The White House made clear on Sunday that Barack Obama will proceed with his push for diplomatic engagement with Iran, no matter the outcome of the current upheaval in the Islamic Republic.
Appearing on several Sunday morning talk shows, Susan Rice, Obama’s ambassador to the United Nations, and David Axelrod, one of the president’s top advisers, stressed the same basic theme: that this month’s election shouldn’t dissuade the U.S. from trying to resolve the nuclear issue with Iran since Ayatollah Ali Khamenei, and not the president, is the real decision-maker in Tehran.
“That was the case before the election; it is the case now,” Rice said on CBS’s Face the Nation.

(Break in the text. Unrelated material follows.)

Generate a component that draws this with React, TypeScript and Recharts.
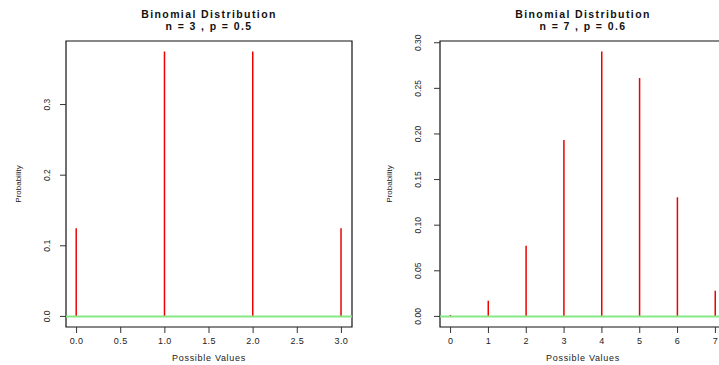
import React from "react";
import {
  ComposedChart,
  Bar,
  XAxis,
  YAxis,
  ReferenceLine,
  ReferenceArea,
} from "recharts";

// left panel: n = 3, p = 0.5
const valuesA = [0, 1, 2, 3];
const probsA = [0.125, 0.375, 0.375, 0.125];
const xTicksA = [0, 0.5, 1, 1.5, 2, 2.5, 3];
const yTicksA = [0, 0.1, 0.2, 0.3];

// right panel: n = 7, p = 0.6
const valuesB = [0, 1, 2, 3, 4, 5, 6, 7];
const probsB = [0.0016, 0.0172, 0.0774, 0.1935, 0.2903, 0.2613, 0.1306, 0.028];
const xTicksB = [0, 1, 2, 3, 4, 5, 6, 7];
const yTicksB = [0, 0.05, 0.1, 0.15, 0.2, 0.25, 0.3];

const FONT = "'Liberation Sans', Arial, Helvetica, sans-serif";

type PanelProps = {
  title: string[];
  values: number[];
  probs: number[];
  xTicks: number[];
  yTicks: number[];
  xDigits: number;
  yDigits: number;
  left: number;
  width: number;
  yAxisWidth: number;
  marginRight: number;
  yTickGap: number;
  yLabelX: number;
};

const Panel = (p: PanelProps) => {
  const data = p.values.map((k, i) => ({ k, prob: p.probs[i] }));
  const xMin = Math.min(...p.values);
  const xMax = Math.max(...p.values);
  const xPad = (xMax - xMin) * 0.04;
  const yMax = Math.max(...p.probs);
  const xDom: [number, number] = [xMin - xPad, xMax + xPad];
  const yDom: [number, number] = [-yMax * 0.04, yMax * 1.04];
  const plotCenter = p.yAxisWidth + (p.width - p.yAxisWidth - p.marginRight) / 2;

  return (
    <div style={{ position: "absolute", left: p.left, top: 0, width: p.width, height: 365 }}>
      <div
        style={{
          position: "absolute",
          left: plotCenter - 100,
          width: 200,
          top: 9,
          textAlign: "center",
          fontFamily: FONT,
          fontWeight: "bold",
          fontSize: 10.5,
          letterSpacing: 1.4,
          lineHeight: "11.5px",
          color: "#111",
        }}
      >
        {p.title.map((t) => (
          <div key={t}>{t}</div>
        ))}
      </div>
      <ComposedChart
        width={p.width}
        height={365}
        data={data}
        margin={{ top: 41, right: p.marginRight, bottom: 0, left: 0 }}
      >
        <XAxis
          type="number"
          dataKey="k"
          domain={xDom}
          ticks={p.xTicks}
          interval={0}
          height={38}
          axisLine={false}
          tickSize={6}
          tickMargin={8}
          tickLine={{ stroke: "#333" }}
          tick={(t: any) => (
            <text
              x={t.x}
              y={t.y}
              textAnchor="middle"
              dominantBaseline="central"
              fontFamily={FONT}
              fontSize={9}
              letterSpacing={0.4}
              fill="#222"
            >
              {Number(t.payload.value).toFixed(p.xDigits)}
            </text>
          )}
          label={(l: any) => (
            <text
              x={l.viewBox.x + l.viewBox.width / 2}
              y={l.viewBox.y + 31}
              textAnchor="middle"
              dominantBaseline="central"
              fontFamily={FONT}
              fontSize={9}
              letterSpacing={0.7}
              fill="#222"
            >
              Possible Values
            </text>
          )}
        />
        <YAxis
          type="number"
          domain={yDom}
          ticks={p.yTicks}
          interval={0}
          width={p.yAxisWidth}
          axisLine={false}
          tickSize={6}
          tickMargin={p.yTickGap}
          tickLine={{ stroke: "#333" }}
          tick={(t: any) => (
            <text
              x={t.x}
              y={t.y}
              transform={`rotate(-90, ${t.x}, ${t.y})`}
              textAnchor="middle"
              dominantBaseline="central"
              fontFamily={FONT}
              fontSize={8.5}
              fill="#222"
            >
              {Number(t.payload.value).toFixed(p.yDigits)}
            </text>
          )}
          label={(l: any) => {
            const cx = l.viewBox.x + p.yLabelX;
            const cy = l.viewBox.y + l.viewBox.height / 2;
            return (
              <text
                x={cx}
                y={cy}
                transform={`rotate(-90, ${cx}, ${cy})`}
                textAnchor="middle"
                dominantBaseline="central"
                fontFamily={FONT}
                fontSize={8}
                fill="#222"
              >
                Probability
              </text>
            );
          }}
        />
        <Bar dataKey="prob" fill="#ee0000" barSize={1.5} isAnimationActive={false} />
        <ReferenceLine y={0} stroke="#86e886" strokeWidth={2} />
        <ReferenceArea
          x1={xDom[0]}
          x2={xDom[1]}
          y1={yDom[0]}
          y2={yDom[1]}
          fill="none"
          fillOpacity={0}
          stroke="#111"
          strokeWidth={1.2}
          ifOverflow="visible"
        />
      </ComposedChart>
    </div>
  );
};

export default function App() {
  return (
    <div
      style={{
        position: "absolute",
        left: 0,
        top: 0,
        width: 719,
        height: 365,
        overflow: "hidden",
        background: "#fff",
      }}
    >
      <Panel
        title={["Binomial Distribution", "n = 3 , p = 0.5"]}
        values={valuesA}
        probs={probsA}
        xTicks={xTicksA}
        yTicks={yTicksA}
        xDigits={1}
        yDigits={1}
        left={0}
        width={360}
        yAxisWidth={66}
        marginRight={8}
        yTickGap={13}
        yLabelX={18}
      />
      <Panel
        title={["Binomial Distribution", "n = 7 , p = 0.6"]}
        values={valuesB}
        probs={probsB}
        xTicks={xTicksB}
        yTicks={yTicksB}
        xDigits={0}
        yDigits={2}
        left={360}
        width={370}
        yAxisWidth={80}
        marginRight={4}
        yTickGap={16}
        yLabelX={29}
      />
    </div>
  );
}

How and when the political situation in Iran will be resolved is anyone’s guess. The momentum for the street protest seemed to be wilting in the last few days, the result of the government’s merciless crackdown, but it seemed to pick up again on Sunday. At the same time, it’s also at least possible that, even if the protest movement fails, the Khamenei regime’s opponents could pull off a backdoor coup by enlisting clerical leaders in a bid to oust the Supreme Leader.
Still, the most likely outcome seems to be the simplest: the crackdown succeeds, the protests fizzle, the clerics slowly fall back into line, and the election stands. That is certainly the scenario the White House had in mind when it sent Rice and Axelrod onto the Sunday morning circuit. And if it is the scenario that unfolds, there will be domestic political risks for Obama in pushing ahead with diplomacy.

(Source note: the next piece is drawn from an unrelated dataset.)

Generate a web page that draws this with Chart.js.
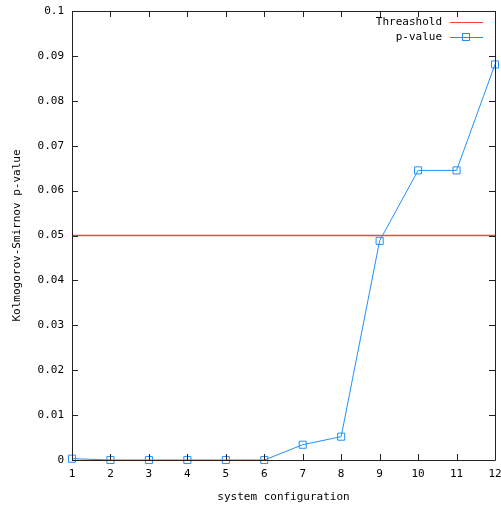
<!DOCTYPE html>
<html>
<head>
<meta charset="utf-8">
<script src="https://cdn.jsdelivr.net/npm/chart.js@4.4.1/dist/chart.umd.min.js"></script>
<style>
  body { margin: 0; background: #fff; }
  #wrap { width: 501px; height: 509px; }
</style>
</head>
<body>
<div id="wrap"><canvas id="ksChart"></canvas></div>
<script>
var configs = [1, 2, 3, 4, 5, 6, 7, 8, 9, 10, 11, 12];
var pValues = [0.0003, 0, 0, 0, 0, 0, 0.0034, 0.0052, 0.0488, 0.0645, 0.0645, 0.0881];
var thresholdValues = [0.05, 0.05, 0.05, 0.05, 0.05, 0.05, 0.05, 0.05, 0.05, 0.05, 0.05, 0.05];
var xTicks = [1, 2, 3, 4, 5, 6, 7, 8, 9, 10, 11, 12];
var yTicks = [0, 0.01, 0.02, 0.03, 0.04, 0.05, 0.06, 0.07, 0.08, 0.09, 0.1];

var monoFont = { family: "'DejaVu Sans Mono', 'Liberation Mono', monospace", size: 11 };
var blue = '#1e90ff';
var red = '#ff4040';

// gnuplot style box with inward ticks on all four sides
var frame = {
  id: 'frame',
  afterDatasetsDraw: function(chart) {
    var ctx = chart.ctx, a = chart.chartArea;
    var xs = chart.scales.x, ys = chart.scales.y;
    ctx.save();
    ctx.strokeStyle = '#222';
    ctx.lineWidth = 1;
    ctx.beginPath();
    ctx.rect(Math.round(a.left) + 0.5, Math.round(a.top) + 0.5, Math.round(a.right - a.left), Math.round(a.bottom - a.top));
    xTicks.forEach(function(v) {
      var px = Math.round(xs.getPixelForValue(v)) + 0.5;
      ctx.moveTo(px, a.bottom); ctx.lineTo(px, a.bottom - 6);
      ctx.moveTo(px, a.top); ctx.lineTo(px, a.top + 6);
    });
    yTicks.forEach(function(v) {
      var py = Math.round(ys.getPixelForValue(v)) + 0.5;
      ctx.moveTo(a.left, py); ctx.lineTo(a.left + 6, py);
      ctx.moveTo(a.right, py); ctx.lineTo(a.right - 6, py);
    });
    ctx.stroke();
    ctx.restore();
  },
  afterDraw: function(chart) {
    var ctx = chart.ctx;
    ctx.save();
    ctx.font = '11px ' + monoFont.family;
    ctx.fillStyle = '#000';
    ctx.textAlign = 'right';
    ctx.textBaseline = 'middle';
    chart.data.datasets.forEach(function(d, i) {
      var y = 22 + i * 15;
      ctx.fillText(d.label, 442, y);
      ctx.strokeStyle = d.borderColor;
      ctx.lineWidth = 1;
      ctx.beginPath();
      ctx.moveTo(450, y + 0.5); ctx.lineTo(483, y + 0.5);
      ctx.stroke();
      if (d.pointRadius > 0) {
        ctx.strokeRect(462.5, y - 3.5, 7, 7);
      }
    });
    ctx.restore();
  }
};

new Chart(document.getElementById('ksChart'), {
  type: 'line',
  data: {
    datasets: [{
      label: 'Threashold',
      data: configs.map(function(c, i) { return { x: c, y: thresholdValues[i] }; }),
      borderColor: red,
      borderWidth: 1.5,
      pointRadius: 0,
      clip: false
    }, {
      label: 'p-value',
      data: configs.map(function(c, i) { return { x: c, y: pValues[i] }; }),
      borderColor: blue,
      borderWidth: 1,
      pointStyle: 'rect',
      pointRadius: 5,
      pointBorderWidth: 1,
      pointBorderColor: blue,
      pointBackgroundColor: 'rgba(0,0,0,0)',
      clip: false
    }]
  },
  options: {
    responsive: true,
    maintainAspectRatio: false,
    animation: false,
    layout: { padding: { top: 11, right: 5, left: 0, bottom: 0 } },
    plugins: { legend: { display: false }, tooltip: { enabled: false } },
    scales: {
      x: {
        type: 'linear',
        min: 1,
        max: 12,
        grid: { display: false, drawTicks: false },
        border: { display: false },
        afterBuildTicks: function(s) { s.ticks = xTicks.map(function(v) { return { value: v }; }); },
        afterFit: function(s) { s.height = 49; s.paddingLeft = 0; s.paddingRight = 0; },
        ticks: { font: monoFont, color: '#000', padding: 8, maxRotation: 0, autoSkip: false,
          callback: function(v) { return String(v); } },
        title: { display: true, text: 'system configuration', font: monoFont, color: '#000', padding: { top: 0, bottom: 5 } }
      },
      y: {
        min: 0,
        max: 0.1,
        grid: { display: false, drawTicks: false },
        border: { display: false },
        afterBuildTicks: function(s) { s.ticks = yTicks.map(function(v) { return { value: v }; }); },
        afterFit: function(s) { s.width = 72; s.paddingTop = 0; s.paddingBottom = 0; },
        ticks: { font: monoFont, color: '#000', padding: 8,
          callback: function(v) { return String(parseFloat(v.toFixed(2))); } },
        title: { display: true, text: 'Kolmogorov-Smirnov p-value', font: monoFont, color: '#000', padding: { top: 11, bottom: 0 } }
      }
    }
  },
  plugins: [frame]
});
</script>
</body>
</html>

Here, a rough parallel can be drawn to George H. W. Bush and his response to the Tiananmen Square massacre in June 1989. The Chinese government’s vicious crackdown, much of it carried live on television, enraged an American public that had previously paid little attention to life in China. Confronted with such naked injustice, surely the president would use every means at his disposal to punish the Chinese government—right?
But that’s not what Bush, who had served as the U.S. ambassador to China in the mid-1970s, had in mind. He feared that imposing penalties, such as revoking China’s Most Favored Nation trade designation, would prompt the Chinese government to reverse the gradual (but significant) steps toward freedom and openness that it had taken in the decade leading up to Tiananmen. So he limited his comments to condemning the nature of the crackdown and otherwise took a largely hands-off approach.

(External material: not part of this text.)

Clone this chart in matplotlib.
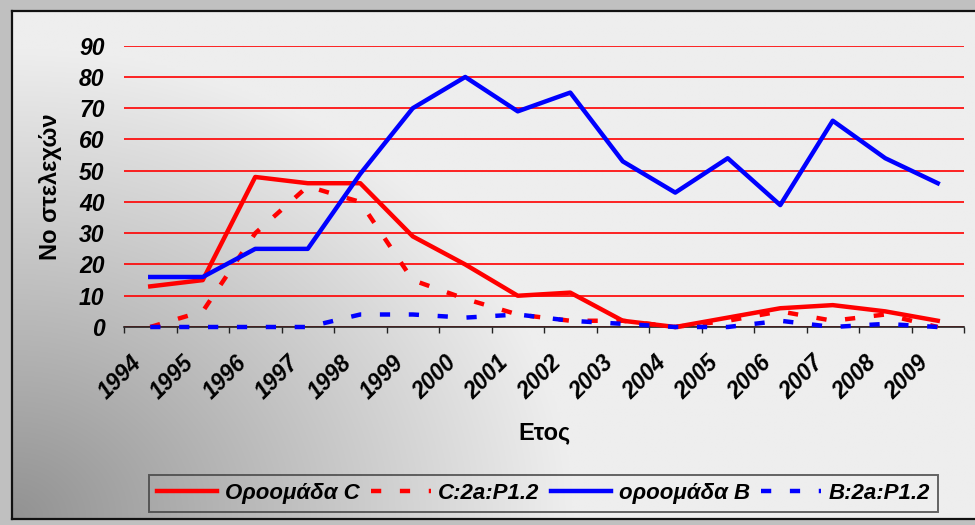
#!/usr/bin/env python3
"""Line chart: Νο στελεχών per year, four series (C / B subgroups)."""
import matplotlib
matplotlib.use("Agg")
import matplotlib.pyplot as plt  # noqa: E402
import matplotlib.transforms as mtrans  # noqa: E402
import numpy as np  # noqa: E402

plt.rcParams["font.family"] = ["Liberation Sans", "DejaVu Sans"]

# ── data ───────────────────────────────────────────────────────────────────────
YEARS = ["1994", "1995", "1996", "1997", "1998", "1999", "2000", "2001",
         "2002", "2003", "2004", "2005", "2006", "2007", "2008", "2009"]
GROUP_C = [13, 15, 48, 46, 46, 29, 20, 10, 11, 2, 0, 3, 6, 7, 5, 2]
C_2A_P12 = [0, 5, 30, 45, 40, 15, 9, 4, 2, 2, 0, 2, 5, 2, 4, 0]
GROUP_B = [16, 16, 25, 25, 49, 70, 80, 69, 75, 53, 43, 54, 39, 66, 54, 46]
B_2A_P12 = [0, 0, 0, 0, 4, 4, 3, 4, 2, 1, 0, 0, 2, 0, 1, 0]
SERIES_LABELS = ["Οροομάδα C", "C:2a:P1.2", "οροομάδα B", "B:2a:P1.2"]
Y_TICKS = list(range(0, 91, 10))

W, H = 975, 525
fig = plt.figure(figsize=(W / 100, H / 100), dpi=100)
fig.patch.set_facecolor("#c0c0c0")

# ── gradient chart-area background (dark in the lower-left corner) ───────────
BG_W, BG_H = W - 12, 508
bg = fig.add_axes([12 / W, 6 / H, BG_W / W, BG_H / H], zorder=0)
px, py = np.meshgrid(np.linspace(0, BG_W, 400), np.linspace(BG_H, 0, 220))
t = np.clip(np.sqrt((px / 560) ** 2 + (py / 470) ** 2), 0, 1)
shade = (146 + 92 * t) / 255.0
bg.imshow(np.dstack([shade, shade, shade]), aspect="auto",
          extent=[0, 1, 0, 1], interpolation="bilinear")
bg.set_xticks([])
bg.set_yticks([])
for side in ("left", "top", "bottom"):
    bg.spines[side].set_color("#111111")
    bg.spines[side].set_linewidth(1.6)
bg.spines["right"].set_visible(False)

# ── main plot ─────────────────────────────────────────────────────────────────
ax = fig.add_axes([124 / W, 198 / H, 840 / W, 281.3 / H], zorder=2)
ax.patch.set_alpha(0)

x = np.arange(len(YEARS)) + 0.5
dash = (2.3, 4.2)
lw = 3.2
l1, = ax.plot(x, GROUP_C, color="#ff0000", lw=lw, clip_on=False,
              label=SERIES_LABELS[0], zorder=3)
l2, = ax.plot(x, C_2A_P12, color="#ff0000", lw=lw, dashes=dash,
              dash_capstyle="butt", clip_on=False, label=SERIES_LABELS[1], zorder=3)
l3, = ax.plot(x, GROUP_B, color="#0000ff", lw=lw, clip_on=False,
              label=SERIES_LABELS[2], zorder=3)
l4, = ax.plot(x, B_2A_P12, color="#0000ff", lw=lw, dashes=dash,
              dash_capstyle="butt", clip_on=False, label=SERIES_LABELS[3], zorder=3)

ax.set_xlim(0, len(YEARS))
ax.set_ylim(0, 90)
ax.set_yticks(Y_TICKS)
ax.yaxis.grid(True, color="#ff0000", lw=1.2)
ax.set_axisbelow(True)
ax.tick_params(axis="y", length=0, pad=14, labelsize=16.5)
for lbl in ax.get_yticklabels():
    lbl.set_fontweight("bold")
    lbl.set_fontstyle("italic")

for side in ("left", "top", "right"):
    ax.spines[side].set_visible(False)
ax.spines["bottom"].set_color("#222222")
ax.spines["bottom"].set_linewidth(1.2)

# tick marks on category boundaries, labels at centers
ax.set_xticks(np.arange(len(YEARS) + 1))
ax.set_xticklabels([])
ax.tick_params(axis="x", which="major", direction="out", length=4,
               width=1, color="#222222")
ax.set_xticks(x, minor=True)
ax.set_xticklabels(YEARS, minor=True, rotation=45, ha="right", va="center",
                   rotation_mode="anchor", fontsize=16.5, fontweight="bold",
                   fontstyle="italic")
ax.tick_params(axis="x", which="minor", length=0, pad=23)
shift = mtrans.ScaledTranslation(-9 / 72, 0, fig.dpi_scale_trans)
for lbl in ax.get_xticklabels(minor=True):
    lbl.set_transform(lbl.get_transform() + shift)

ax.set_ylabel("Νο στελεχών", fontsize=17, fontweight="bold")
ax.yaxis.set_label_coords(-0.088, 0.5)
ax.yaxis.label.set_va("center")
ax.set_xlabel("Ετος", fontsize=17, fontweight="bold")
ax.xaxis.set_label_coords(0.5, -0.377)
ax.xaxis.label.set_va("center")

leg = fig.legend(handles=[l1, l2, l3, l4], loc="center", ncol=4,
                 bbox_to_anchor=(543.5 / W, 1 - 493.5 / H),
                 prop={"size": 16, "weight": "bold", "style": "italic"},
                 handlelength=2.7, handletextpad=0.35, columnspacing=0.5,
                 frameon=True, fancybox=False, borderpad=0.35)
leg.get_frame().set_facecolor("none")
leg.get_frame().set_edgecolor("#404040")
leg.get_frame().set_linewidth(1.4)

fig.savefig("out.png", dpi=100, facecolor=fig.get_facecolor())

This exposed Bush to domestic political attacks from Democrats almost identical to the ones that Republicans have launched against Obama over Iran. On Meet the Press a few days after Tiananmen, Tom Foley, then the speaker of the House, addressed Bush’s handling thusly: “There are people who feel we ought to speak out more loudly and more clearly. I think the president probably needs to do that. We are outraged as a country about the death sentences, about the suppression, and about the enormous big lie that the Chinese government is attempting to tell about this story.”
It would be wrong to say that Tiananmen is the reason Bush went on to lose his reelection bid in 1992. With no further uprisings after the June massacre, the media lost interest and so did most Americans, and just over 18 months later—after the 1991 Gulf War—Bush’s approval rating stood at 90 percent. So as unpopular as his handling of Tiananmen was, he certainly could have won reelection anyway.
But by taking the approach he did, Bush handed his political opponents a weapon, and they rarely missed an opportunity to beat him with it. In his 1992 campaign, Bill Clinton repeatedly savaged Bush for “molly-coddling of those brutal old men in China who turned the tanks on their own students at Tiananmen Square” and promised to end China’s Most Favored Nation status as president. And at their New York convention that summer, Democrats showcased veterans of the Tiananmen uprising on stage.
Voters in ’92 had long since stopped thinking about China on a regular basis, but they still had their memories of those awful, disturbing images from June ’89. With the economy dragging Bush’s poll numbers down and endangering his reelection prospects, reviving those memories provided Clinton and the Democrats with yet another indictment of his leadership. To most voters, Tiananmen had always been a simple moral issue: The Chinese government had behaved horrifically and Bush had never been as outraged as he should have been.
Obviously, the situation with Iran is not exactly the same. For one thing, the nuclear issue will keep Iran in the news for the foreseeable future, even if the crackdown succeeds and there are no more protests. And Obama (as Axelrod and Rice did Sunday) can try to frame any diplomatic overtures in terms that may be understandable to Americans who know of Iran only what they’ve seen and read in the last few weeks. If we don’t try to strike a deal, Obama can essentially say, this same government will end up with a nuclear weapon. This may buy him slack that Bush never enjoyed.
Still, to much of the public, the memories of the past two weeks will live on much like the memories of Tiananmen did 20 years ago. The reality is that Obama has taken a responsible course by refusing to inject himself into the Iranian drama. But when his opponents rekindle memories of this moment three years from now, will Americans see it that way?